April 10, 2010

                An unassuming market in West Delhi turned into the location of a high-drama search-and-seize. The target: radioactive material in a scrap shop that has led to five people being hospitalized. Experts say this is possibly the worst case of radiation exposure in India, with levels a thousand times higher than permissible limits.
             Half a kilometre of the market was cordoned off by the Delhi Police. Inside, specialists from the Department of Atomic Energy, armed with geiger counters to detect radiation, looked through metal scrap in dozens of shops. Sixteen hours later, the area was declared safe.
       The potentially-contaminated items were loaded onto a carefully-shielded lead container and taken to the Narora Atomic Station where they will be further analysed to find out where it could have come from.

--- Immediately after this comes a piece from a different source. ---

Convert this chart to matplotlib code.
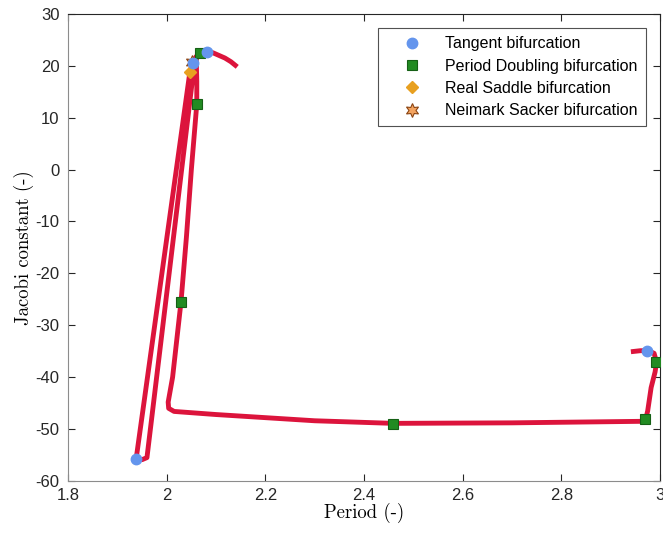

A week ago, Deepak Jain, who owns two metal scrap shops showed signs of radiation poisoning: dizziness, hair loss, burn and rash marks on his hands. He was admitted into hospital, and then on Thursday night, four other workers at his shop developed similar symptoms. When they arrived at a government hospital, the authorities were alerted and the Department of Atomic Energy moved in to investigate.Cobalt-60, a radioactive compound used in hospitals where cancer patients are treated, was found in Jain's shop.
                Ahead of the Commonwealth Games this year, three government hospitals in Delhi have been equipped and trained to look after patients who've been exposed to radiation. In addition to the safety lapses, what was worrying in this case was the slow reaction of doctors and the DAE in recognizing the signs of what could have widened into a much bigger crisis.